Students throw down ‘disconnect’ gauntlet
Six teenagers who abstained from technology for a week challenging others to do so
Less than a day into a weeklong social media fast, 14-year-old Adam Tibi was going out of his mind with boredom.
“I had nothing to do and I was like, ‘This is going to be terrible,’ ” Tibi said. “I found it to be like a disaster, pretty much.”
Within a few days, however, Tibi found himself playing basketball more and finishing his homework earlier. Rather than scrolling aimlessly through his phone before class, he started striking up conversations in the hallway.
Tibi was one of six high school students from Kingston, Ont., who abstained from technology for a week earlier this year as part of the “Dis- connection Challenge,” a social media experiment done through Queen’s University and the University of Ottawa.
With a week until students in Toronto head back to class, the group is challenging others to replicate the experiment for themselves.
Adults are endlessly cautioning teens about the dangers of social media, said Valerie Michaelson of Queen’s School of Religion and Department of Public Health Sciences. She worked on the project alongside Valerie Steeves from the University of Ottawa’s Department of Criminology.

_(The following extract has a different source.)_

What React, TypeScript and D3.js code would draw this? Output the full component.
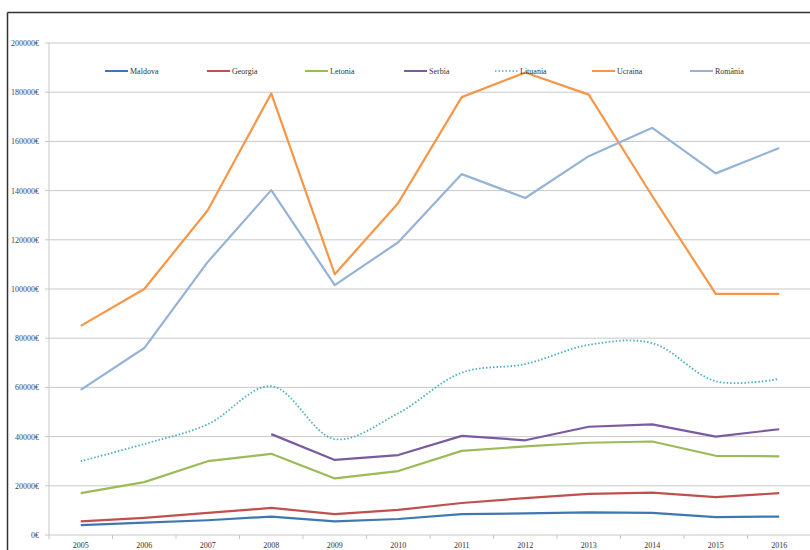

“Black and white blanket statements aren’t really helpful to kids,” Michaelson said. “(The students) were curious about what’s actually going on with their social media use . . . Things are rarely just good or bad.”
The six students involved in the project are part of a group launched to give youth a voice in research, said Michaelson. Last year, they did a similar project exploring the effects of helicopter parenting.
The panel devised the experiment themselves, deciding to track their own technology use for two weeks and then stop using it for the week after. Though they allowed themselves to use their phones for essential tasks like texting parents or doing homework, the students spent most of the time in a complete social media blackout.
“The hardest thing was not doing it subconsciously,” said Catia Farquharson,16. “A lot of times when I’m not thinking about it, I’ll just go on my phone or whatever.”
In the end, Farquharson said she was happy to stop wasting time on Snapchat and other social media apps. What was “frustrating,” however, was trying to convince others to get off their phones and socialize.
“It wasn’t a big epiphany,” Farquharson said. “I think the biggest realization that I had was that it didn’t matter that much to me . . . I didn’t really care that I hadn’t seen people’s random Instagram posts for a week.”
Though the group concluded that social media is useful and they have no plans to stop using it, they agreed that being more mindful of how much they use it helped them stop wasting time.